Douthat: Facebook’s subtle news empire

Mark Zuckerberg's empire has become an immensely powerful media organization in its own right, albeit one that effectively subcontracts actual news gathering to other entities.|

In one story people tell about the news media, we have moved from an era of consolidation and authority to an era of fragmentation and diversity. Once there were three major television networks, and everyone believed what Walter Cronkite handed down from Sinai.

Then came cable TV and the talk radio boom, and suddenly people could seek out ideologically congenial sources and tune out the old mass-culture authorities.

Then finally the Internet smashed the remaining media monopolies, scattered news readers to the online winds and opened an age of purely individualized news consumption.

How compelling is this story? It depends on what you see when you look at Facebook.

In one light, Facebook is a powerful force driving fragmentation and niche-ification. It gives its users news from countless outlets, tailored to their individual proclivities. It allows those users to be news purveyors in their own right, playing Cronkite every time they share stories with their 'friends.' And it offers a platform to anyone, from any background or perspective, looking to build an audience from scratch.

But seen in another light, Facebook represents a new era of media consolidation, a return of centralized authority over how people get their news.

From this perspective, Mark Zuckerberg's empire has become an immensely powerful media organization in its own right, albeit one that effectively subcontracts actual news gathering to other entities. And its potential influence is amplified by the fact that this Cronkite-esque role is concealed by Facebook's self-definition as 'just' a social hub.

These two competing understandings have collided in the past few weeks, after it was revealed that Facebook's list of 'trending topics' is curated by a group of toiling journalists, not just an impersonal algorithm, and after a former curator alleged that decisions about which stories 'trend' are biased against conservative perspectives.

This news outraged some conservatives, but others shrugged. After Zuckerberg summoned a collection of right-of-center mavens to his Silicon Valley throne room — er, boardroom — for an airing of grievances, one of the participants, Glenn Beck, criticized his fellow conservatives for treating Facebook like a left-wing monolith, rather than an open platform that has served many conservatives (himself included) very well.

To which Ben Domenech, author of the popular conservative newsletter The Transom, retorted that Facebook is obviously not just an open platform, that its curation of the news automatically makes it an important gatekeeper as well, and that it's therefore 'an act of foolishness or cowardice' to fail to hold displays of bias to account.

Who's right? Well, Beck is right that Facebook is different in kind from any news organization before it and that traditional critiques of media bias — from the Chomskyite left as well as from the right — don't apply neatly to what it's doing.

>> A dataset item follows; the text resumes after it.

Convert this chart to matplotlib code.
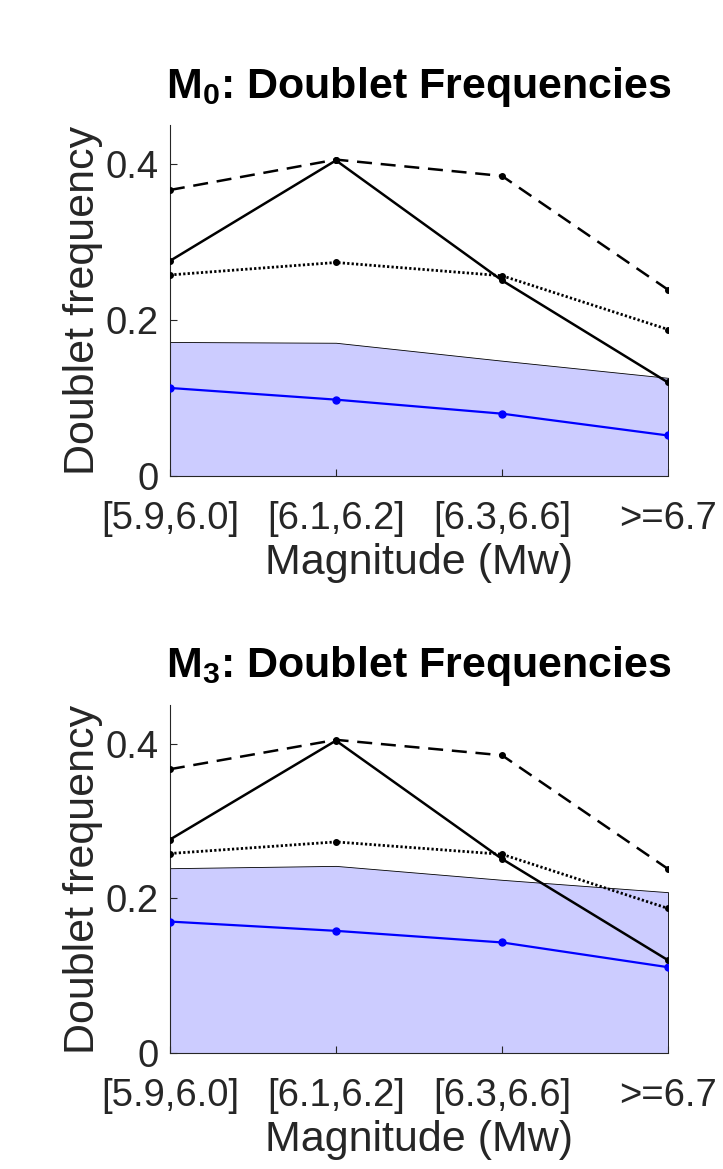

Between the algorithmic character of (much of) its news dissemination, the role of decentralized user choice, and the commercial imperatives of personalization, there's little chance that the Facebook experience will ever bear the kind of ideological stamp that, say, the Time-Life empire bore in Henry Luce's heyday.

But Domenech is right that Zuckerberg's empire still needs vigilant watchdogs and rigorous critiques. True, any Facebook bias is likely to be subtler-than-subtle. But because so many people effectively live inside its architecture while online, there's a power in a social network's subtlety that no newspaper or news broadcast could ever match.

In a period of crisis, that subtle power could be exercised in truly disturbing ways: Consider, for instance, the reported conversation at a Facebook meeting about whether the company might have an obligation to intervene against a figure like Donald Trump — something that a tweak of its news algorithm or even its Election Day notification could theoretically help accomplish.

But the more plausible (and inevitable) exercise of Facebook's power would be basically unconscious — as, I suspect, any suppression of conservative stories may have been.

Human nature being what it is, a social network managed and maintained by people who tend to share a particular worldview — left-libertarian and spiritual-but-not-religious, if I judge the biases of Silicon Valley right — will tend to gently catechize its users into that perspective.

And of course this runs deeper than politics. The way even an 'impersonal' algorithm is set up, the kind of stories it elevates and buries, is also a form of catechesis, a way of teaching human beings about how they should think about the world.

Virtual architecture tells stories no less than the real variety: Like stained-glass windows in a medieval cathedral, even what seem like offhand choices — like Google's choice of its Doodle subject, to cite a different new media entity — point people toward particular icons, particular ideals.

So even if you don't particularly care how Facebook treats conservative news sources, you should still want its power constantly checked, critiqued and watched — for the sake not just of its users' politics but their very selves and souls.

Ross Douthat is a columnist for the New York Times.